Begin at the line that contains "Output the component", stop after the line that contains "const INK = '#111';", and reproduce only that span, unaltered.

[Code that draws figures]
※ ※ ※

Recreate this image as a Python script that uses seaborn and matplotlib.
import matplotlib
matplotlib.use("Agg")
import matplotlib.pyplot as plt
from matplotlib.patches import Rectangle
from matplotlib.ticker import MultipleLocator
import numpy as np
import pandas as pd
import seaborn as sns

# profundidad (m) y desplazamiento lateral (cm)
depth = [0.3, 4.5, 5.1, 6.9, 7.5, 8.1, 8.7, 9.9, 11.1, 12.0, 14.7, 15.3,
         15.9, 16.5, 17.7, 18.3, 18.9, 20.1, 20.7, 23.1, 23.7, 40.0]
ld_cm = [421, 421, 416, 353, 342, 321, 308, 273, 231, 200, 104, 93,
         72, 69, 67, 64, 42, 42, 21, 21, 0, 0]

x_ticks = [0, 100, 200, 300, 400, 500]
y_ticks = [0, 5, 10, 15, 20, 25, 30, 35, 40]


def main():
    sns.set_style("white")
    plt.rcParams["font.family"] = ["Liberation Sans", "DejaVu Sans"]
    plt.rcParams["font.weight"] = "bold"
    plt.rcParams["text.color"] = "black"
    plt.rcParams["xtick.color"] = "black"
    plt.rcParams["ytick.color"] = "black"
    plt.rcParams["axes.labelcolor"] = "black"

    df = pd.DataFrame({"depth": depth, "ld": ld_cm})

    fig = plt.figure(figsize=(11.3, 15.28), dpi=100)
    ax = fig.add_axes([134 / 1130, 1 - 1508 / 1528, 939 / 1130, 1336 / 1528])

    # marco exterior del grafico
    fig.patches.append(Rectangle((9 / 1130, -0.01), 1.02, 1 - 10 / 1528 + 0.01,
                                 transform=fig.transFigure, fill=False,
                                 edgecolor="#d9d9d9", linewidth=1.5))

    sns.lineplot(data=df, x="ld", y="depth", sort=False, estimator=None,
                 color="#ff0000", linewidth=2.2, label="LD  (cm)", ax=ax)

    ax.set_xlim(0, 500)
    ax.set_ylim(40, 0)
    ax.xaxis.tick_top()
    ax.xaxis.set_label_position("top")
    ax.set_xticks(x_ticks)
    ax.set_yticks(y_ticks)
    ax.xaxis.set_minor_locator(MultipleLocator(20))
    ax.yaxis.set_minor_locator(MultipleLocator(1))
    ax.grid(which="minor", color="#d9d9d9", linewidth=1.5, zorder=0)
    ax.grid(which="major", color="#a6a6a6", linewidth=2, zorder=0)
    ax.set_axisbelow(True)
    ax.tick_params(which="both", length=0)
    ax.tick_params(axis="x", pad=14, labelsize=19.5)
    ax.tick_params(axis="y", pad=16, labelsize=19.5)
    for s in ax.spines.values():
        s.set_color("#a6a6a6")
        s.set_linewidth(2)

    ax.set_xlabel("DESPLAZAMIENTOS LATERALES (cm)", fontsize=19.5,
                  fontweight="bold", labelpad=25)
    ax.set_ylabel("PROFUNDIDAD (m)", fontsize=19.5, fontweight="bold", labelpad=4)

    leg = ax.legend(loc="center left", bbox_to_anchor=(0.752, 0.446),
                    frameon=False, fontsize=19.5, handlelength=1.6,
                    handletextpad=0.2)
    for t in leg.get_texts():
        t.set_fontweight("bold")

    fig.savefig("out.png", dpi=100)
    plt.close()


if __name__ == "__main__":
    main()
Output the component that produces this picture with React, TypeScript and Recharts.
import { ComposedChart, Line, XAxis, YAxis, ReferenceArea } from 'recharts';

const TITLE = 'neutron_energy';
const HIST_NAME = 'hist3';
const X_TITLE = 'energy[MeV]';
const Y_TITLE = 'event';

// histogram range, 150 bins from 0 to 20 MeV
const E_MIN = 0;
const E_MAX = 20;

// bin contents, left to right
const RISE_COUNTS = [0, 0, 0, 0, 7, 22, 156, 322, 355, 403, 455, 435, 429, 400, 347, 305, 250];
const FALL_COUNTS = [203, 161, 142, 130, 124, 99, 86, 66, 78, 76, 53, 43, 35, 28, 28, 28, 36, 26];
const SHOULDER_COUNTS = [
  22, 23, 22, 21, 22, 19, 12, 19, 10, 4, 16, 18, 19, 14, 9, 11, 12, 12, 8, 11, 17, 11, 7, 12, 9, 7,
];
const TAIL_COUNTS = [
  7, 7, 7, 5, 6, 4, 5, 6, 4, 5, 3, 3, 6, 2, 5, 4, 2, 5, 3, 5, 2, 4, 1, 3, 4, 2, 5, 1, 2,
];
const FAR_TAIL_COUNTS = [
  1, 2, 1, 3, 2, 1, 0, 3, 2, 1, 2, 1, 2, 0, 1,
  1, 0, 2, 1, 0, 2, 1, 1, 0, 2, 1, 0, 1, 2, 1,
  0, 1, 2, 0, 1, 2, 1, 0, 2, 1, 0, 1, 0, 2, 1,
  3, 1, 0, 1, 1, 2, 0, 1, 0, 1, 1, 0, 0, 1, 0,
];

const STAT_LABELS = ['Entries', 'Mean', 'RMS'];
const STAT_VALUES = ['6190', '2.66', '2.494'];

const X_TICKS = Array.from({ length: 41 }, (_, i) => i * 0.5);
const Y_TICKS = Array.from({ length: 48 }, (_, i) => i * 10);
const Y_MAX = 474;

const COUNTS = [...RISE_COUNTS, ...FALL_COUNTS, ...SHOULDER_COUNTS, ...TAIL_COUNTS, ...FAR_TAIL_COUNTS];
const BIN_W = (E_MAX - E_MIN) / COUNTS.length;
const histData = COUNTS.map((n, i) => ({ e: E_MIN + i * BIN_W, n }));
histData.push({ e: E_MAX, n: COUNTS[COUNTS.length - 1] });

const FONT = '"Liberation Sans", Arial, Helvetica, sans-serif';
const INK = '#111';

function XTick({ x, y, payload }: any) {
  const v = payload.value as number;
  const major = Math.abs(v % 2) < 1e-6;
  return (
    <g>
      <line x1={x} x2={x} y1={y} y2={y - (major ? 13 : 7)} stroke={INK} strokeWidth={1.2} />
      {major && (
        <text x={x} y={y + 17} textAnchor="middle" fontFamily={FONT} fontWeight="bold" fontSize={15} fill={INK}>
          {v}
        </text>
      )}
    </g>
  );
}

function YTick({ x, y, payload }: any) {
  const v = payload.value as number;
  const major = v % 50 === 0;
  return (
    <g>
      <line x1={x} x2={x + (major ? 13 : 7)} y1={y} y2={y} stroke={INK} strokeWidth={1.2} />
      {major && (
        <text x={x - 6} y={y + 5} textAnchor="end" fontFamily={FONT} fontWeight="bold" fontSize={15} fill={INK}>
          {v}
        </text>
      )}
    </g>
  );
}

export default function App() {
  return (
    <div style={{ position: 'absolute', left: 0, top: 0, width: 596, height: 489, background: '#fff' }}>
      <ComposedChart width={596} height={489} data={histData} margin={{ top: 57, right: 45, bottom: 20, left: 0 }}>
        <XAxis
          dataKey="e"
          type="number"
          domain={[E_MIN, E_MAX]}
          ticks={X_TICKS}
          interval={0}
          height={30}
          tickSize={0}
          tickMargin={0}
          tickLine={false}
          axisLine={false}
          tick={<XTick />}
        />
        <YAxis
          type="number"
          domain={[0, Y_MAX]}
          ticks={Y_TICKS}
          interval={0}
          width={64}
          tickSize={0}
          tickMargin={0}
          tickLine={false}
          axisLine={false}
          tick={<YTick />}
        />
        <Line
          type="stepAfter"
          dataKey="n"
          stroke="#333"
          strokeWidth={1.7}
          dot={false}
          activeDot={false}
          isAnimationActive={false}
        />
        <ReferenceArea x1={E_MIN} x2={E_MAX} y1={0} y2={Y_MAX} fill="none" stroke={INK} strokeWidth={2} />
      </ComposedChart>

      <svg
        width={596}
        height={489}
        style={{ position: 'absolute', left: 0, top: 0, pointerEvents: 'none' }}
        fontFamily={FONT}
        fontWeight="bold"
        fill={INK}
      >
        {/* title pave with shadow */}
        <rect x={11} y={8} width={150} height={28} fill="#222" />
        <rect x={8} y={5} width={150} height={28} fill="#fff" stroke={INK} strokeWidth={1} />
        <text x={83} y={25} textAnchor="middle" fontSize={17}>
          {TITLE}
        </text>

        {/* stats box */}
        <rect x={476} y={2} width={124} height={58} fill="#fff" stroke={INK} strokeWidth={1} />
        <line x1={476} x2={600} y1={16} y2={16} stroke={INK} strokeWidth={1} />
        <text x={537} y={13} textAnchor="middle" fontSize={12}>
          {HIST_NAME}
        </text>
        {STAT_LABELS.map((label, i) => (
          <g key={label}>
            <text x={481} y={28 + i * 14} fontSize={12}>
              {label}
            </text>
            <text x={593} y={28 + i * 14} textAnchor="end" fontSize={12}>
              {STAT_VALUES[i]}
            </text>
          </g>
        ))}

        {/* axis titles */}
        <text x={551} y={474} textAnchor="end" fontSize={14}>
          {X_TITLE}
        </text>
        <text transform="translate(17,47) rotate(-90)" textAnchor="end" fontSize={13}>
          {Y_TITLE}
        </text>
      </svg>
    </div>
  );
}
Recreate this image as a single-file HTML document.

※ ※ ※

- CORRECT OUTPUT:
Output the component that produces this picture with React, TypeScript and Recharts.
import { ComposedChart, Line, XAxis, YAxis, ReferenceArea } from 'recharts';

const TITLE = 'neutron_energy';
const HIST_NAME = 'hist3';
const X_TITLE = 'energy[MeV]';
const Y_TITLE = 'event';

// histogram range, 150 bins from 0 to 20 MeV
const E_MIN = 0;
const E_MAX = 20;

// bin contents, left to right
const RISE_COUNTS = [0, 0, 0, 0, 7, 22, 156, 322, 355, 403, 455, 435, 429, 400, 347, 305, 250];
const FALL_COUNTS = [203, 161, 142, 130, 124, 99, 86, 66, 78, 76, 53, 43, 35, 28, 28, 28, 36, 26];
const SHOULDER_COUNTS = [
  22, 23, 22, 21, 22, 19, 12, 19, 10, 4, 16, 18, 19, 14, 9, 11, 12, 12, 8, 11, 17, 11, 7, 12, 9, 7,
];
const TAIL_COUNTS = [
  7, 7, 7, 5, 6, 4, 5, 6, 4, 5, 3, 3, 6, 2, 5, 4, 2, 5, 3, 5, 2, 4, 1, 3, 4, 2, 5, 1, 2,
];
const FAR_TAIL_COUNTS = [
  1, 2, 1, 3, 2, 1, 0, 3, 2, 1, 2, 1, 2, 0, 1,
  1, 0, 2, 1, 0, 2, 1, 1, 0, 2, 1, 0, 1, 2, 1,
  0, 1, 2, 0, 1, 2, 1, 0, 2, 1, 0, 1, 0, 2, 1,
  3, 1, 0, 1, 1, 2, 0, 1, 0, 1, 1, 0, 0, 1, 0,
];

const STAT_LABELS = ['Entries', 'Mean', 'RMS'];
const STAT_VALUES = ['6190', '2.66', '2.494'];

const X_TICKS = Array.from({ length: 41 }, (_, i) => i * 0.5);
const Y_TICKS = Array.from({ length: 48 }, (_, i) => i * 10);
const Y_MAX = 474;

const COUNTS = [...RISE_COUNTS, ...FALL_COUNTS, ...SHOULDER_COUNTS, ...TAIL_COUNTS, ...FAR_TAIL_COUNTS];
const BIN_W = (E_MAX - E_MIN) / COUNTS.length;
const histData = COUNTS.map((n, i) => ({ e: E_MIN + i * BIN_W, n }));
histData.push({ e: E_MAX, n: COUNTS[COUNTS.length - 1] });

const FONT = '"Liberation Sans", Arial, Helvetica, sans-serif';
const INK = '#111';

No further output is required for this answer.